-- RECORDS FOR THIS TASK start --
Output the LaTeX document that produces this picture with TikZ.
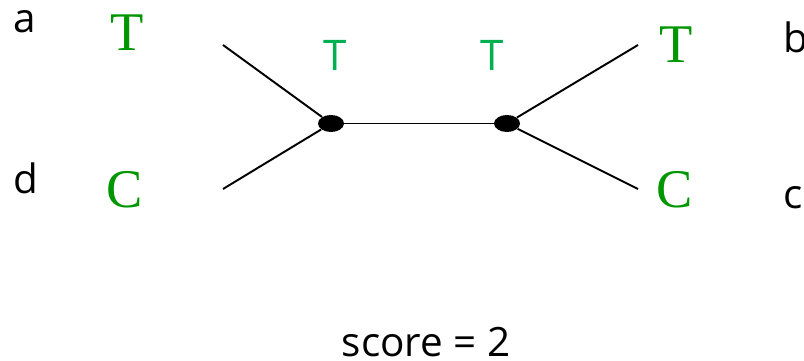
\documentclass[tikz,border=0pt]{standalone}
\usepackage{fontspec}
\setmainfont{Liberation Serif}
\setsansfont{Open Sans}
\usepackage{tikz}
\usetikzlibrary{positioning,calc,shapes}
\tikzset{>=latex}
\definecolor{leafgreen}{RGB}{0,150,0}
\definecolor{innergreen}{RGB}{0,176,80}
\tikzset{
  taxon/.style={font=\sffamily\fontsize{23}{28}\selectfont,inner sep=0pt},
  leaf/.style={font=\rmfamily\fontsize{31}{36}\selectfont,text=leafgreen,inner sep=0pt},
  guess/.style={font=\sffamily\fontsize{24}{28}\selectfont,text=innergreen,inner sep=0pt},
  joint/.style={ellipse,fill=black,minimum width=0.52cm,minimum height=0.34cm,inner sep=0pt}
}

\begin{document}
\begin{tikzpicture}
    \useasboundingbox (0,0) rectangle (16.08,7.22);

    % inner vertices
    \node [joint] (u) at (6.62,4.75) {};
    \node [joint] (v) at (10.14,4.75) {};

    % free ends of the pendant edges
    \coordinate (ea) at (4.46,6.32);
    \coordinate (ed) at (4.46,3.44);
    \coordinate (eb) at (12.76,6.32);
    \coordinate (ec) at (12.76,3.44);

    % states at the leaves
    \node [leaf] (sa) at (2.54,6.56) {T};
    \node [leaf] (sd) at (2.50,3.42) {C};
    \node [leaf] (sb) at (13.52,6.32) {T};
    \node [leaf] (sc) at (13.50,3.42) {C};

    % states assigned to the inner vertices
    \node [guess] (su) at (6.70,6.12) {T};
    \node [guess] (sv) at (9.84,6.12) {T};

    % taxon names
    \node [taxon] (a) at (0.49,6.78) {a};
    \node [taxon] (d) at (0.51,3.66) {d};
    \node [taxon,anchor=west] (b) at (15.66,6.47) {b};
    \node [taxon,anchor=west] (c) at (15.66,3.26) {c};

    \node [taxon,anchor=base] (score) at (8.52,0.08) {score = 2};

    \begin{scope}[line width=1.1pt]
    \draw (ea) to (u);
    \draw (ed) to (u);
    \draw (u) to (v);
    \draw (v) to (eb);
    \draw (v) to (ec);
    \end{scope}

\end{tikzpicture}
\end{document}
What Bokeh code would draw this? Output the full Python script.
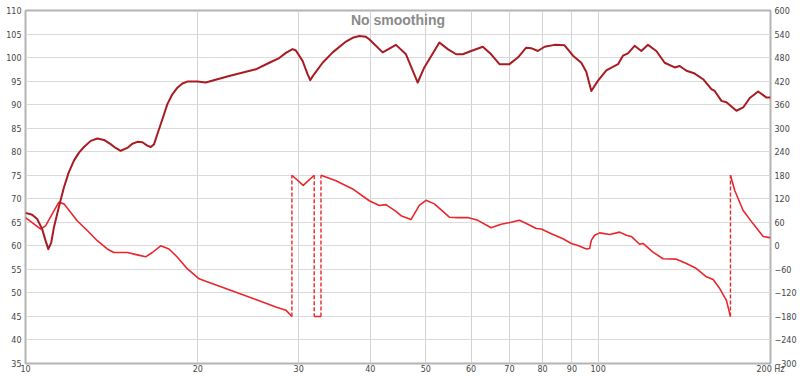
-- RECORDS FOR THIS TASK end --
> _WHAT THE TASK REQUIRES_
Quote the preceding listing precisely and completely, omitting its images.

> _SOLUTION_
Output the LaTeX document that produces this picture with TikZ.
\documentclass[tikz,border=0pt]{standalone}
\usepackage{fontspec}
\setmainfont{Liberation Serif}
\setsansfont{Open Sans}
\usepackage{tikz}
\usetikzlibrary{positioning,calc,shapes}
\tikzset{>=latex}
\definecolor{leafgreen}{RGB}{0,150,0}
\definecolor{innergreen}{RGB}{0,176,80}
\tikzset{
  taxon/.style={font=\sffamily\fontsize{23}{28}\selectfont,inner sep=0pt},
  leaf/.style={font=\rmfamily\fontsize{31}{36}\selectfont,text=leafgreen,inner sep=0pt},
  guess/.style={font=\sffamily\fontsize{24}{28}\selectfont,text=innergreen,inner sep=0pt},
  joint/.style={ellipse,fill=black,minimum width=0.52cm,minimum height=0.34cm,inner sep=0pt}
}

\begin{document}
\begin{tikzpicture}
    \useasboundingbox (0,0) rectangle (16.08,7.22);

    % inner vertices
    \node [joint] (u) at (6.62,4.75) {};
    \node [joint] (v) at (10.14,4.75) {};

    % free ends of the pendant edges
    \coordinate (ea) at (4.46,6.32);
    \coordinate (ed) at (4.46,3.44);
    \coordinate (eb) at (12.76,6.32);
    \coordinate (ec) at (12.76,3.44);

    % states at the leaves
    \node [leaf] (sa) at (2.54,6.56) {T};
    \node [leaf] (sd) at (2.50,3.42) {C};
    \node [leaf] (sb) at (13.52,6.32) {T};
    \node [leaf] (sc) at (13.50,3.42) {C};

    % states assigned to the inner vertices
    \node [guess] (su) at (6.70,6.12) {T};
    \node [guess] (sv) at (9.84,6.12) {T};

    % taxon names
    \node [taxon] (a) at (0.49,6.78) {a};
    \node [taxon] (d) at (0.51,3.66) {d};
    \node [taxon,anchor=west] (b) at (15.66,6.47) {b};
    \node [taxon,anchor=west] (c) at (15.66,3.26) {c};

    \node [taxon,anchor=base] (score) at (8.52,0.08) {score = 2};

    \begin{scope}[line width=1.1pt]
    \draw (ea) to (u);
    \draw (ed) to (u);
    \draw (u) to (v);
    \draw (v) to (eb);
    \draw (v) to (ec);
    \end{scope}

\end{tikzpicture}
\end{document}
What Bokeh code would draw this? Output the full Python script.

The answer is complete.